Lesson 3: Advocacy is a natural joint activity for a global partnership, but expectations, liabilities, and risks need to be managed

Advocacy is often seen as the natural place for cross-sector partnerships to prioritize. Nevertheless, differences in advocacy approaches, cultures, and expectations, as well as associated liabilities and risks, need to be actively considered and managed by the partnership.

Learnings from P4C’s experience to date:

  • Partnership can be an opportunity to strengthen advocacy and voice on specific topics, drawing on partners’ complementary credibility, networks, and expertise. Joint events, such as the one held by P4C partners at the World Health Assembly in 2019, where partners and other stakeholders (including the Minister of Public Health in Afghanistan, the WHO, World Bank and UNHCR) exchanged on the needs for, and experience with, integrating NCD care into the health response, and views on multi-stakeholder partnerships represent opportunities to bring together stakeholders that otherwise might not have met, around the same agenda.
  • The route to getting there is seldom straightforward, and partners need to balance different traditions of communications and advocacy, as well as differing expectations, liabilities, and perceived risks.
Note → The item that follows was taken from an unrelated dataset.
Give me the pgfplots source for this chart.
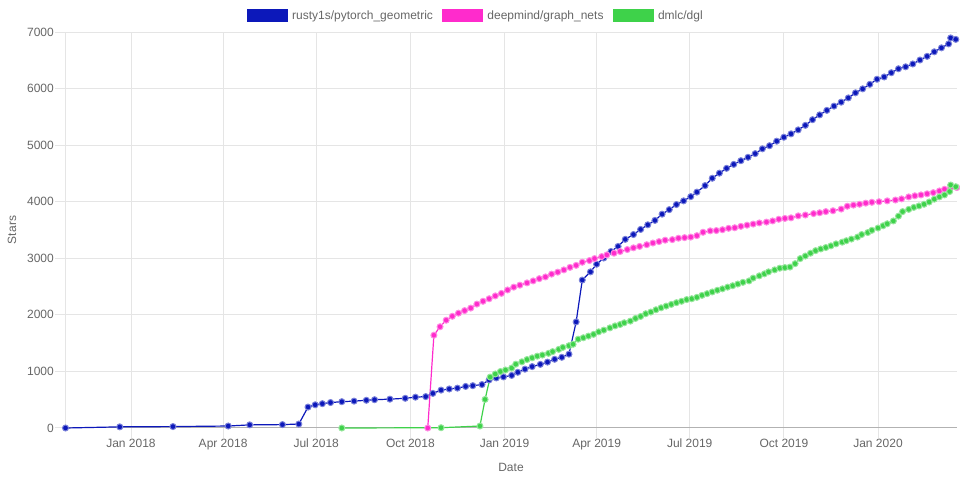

P4C partners had different perspectives on the nature, and therefore timing, of advocacy—advocacy that generates awareness on the agenda itself versus advocacy that aims to share the outcome of local activities already implemented and results generated. There was a need to understand and jointly evolve the partnership’s advocacy approach to find common ground that all partners felt comfortable with and delivered value for the partnership’s common objectives. Through the process, partners have learned from each other and widened their own understanding of what can lead to positive outcomes for advocacy.

Final thoughts

The ICRC, the Danish Red Cross, and Novo Nordisk have now committed to Phase II of P4C—a new three-year period guided by the same common vision and overall objectives of the partnership, pushing targets and results further through deeper exploration of thematic focus areas (such as patient self-care) further integration of services, and building on the trusted relationships established and the learnings generated during Phase I.

At FSG, we have long advocated for and supported collaborative approaches to complex social problems. Partnership is not a panacea for social change; it can be hard work and is not without its pitfalls, particularly when collaboration spans across sectors and geographies and focuses on inherently unstable environments. Moving forward, we encourage P4C and similar partnerships to continue applying an adaptive approach to learning. A natural next step for P4C will be to understand, document, learn, and strengthen the ways in which collaborating delivers value to partners’ common objectives beyond what partnering organizations could deliver individually.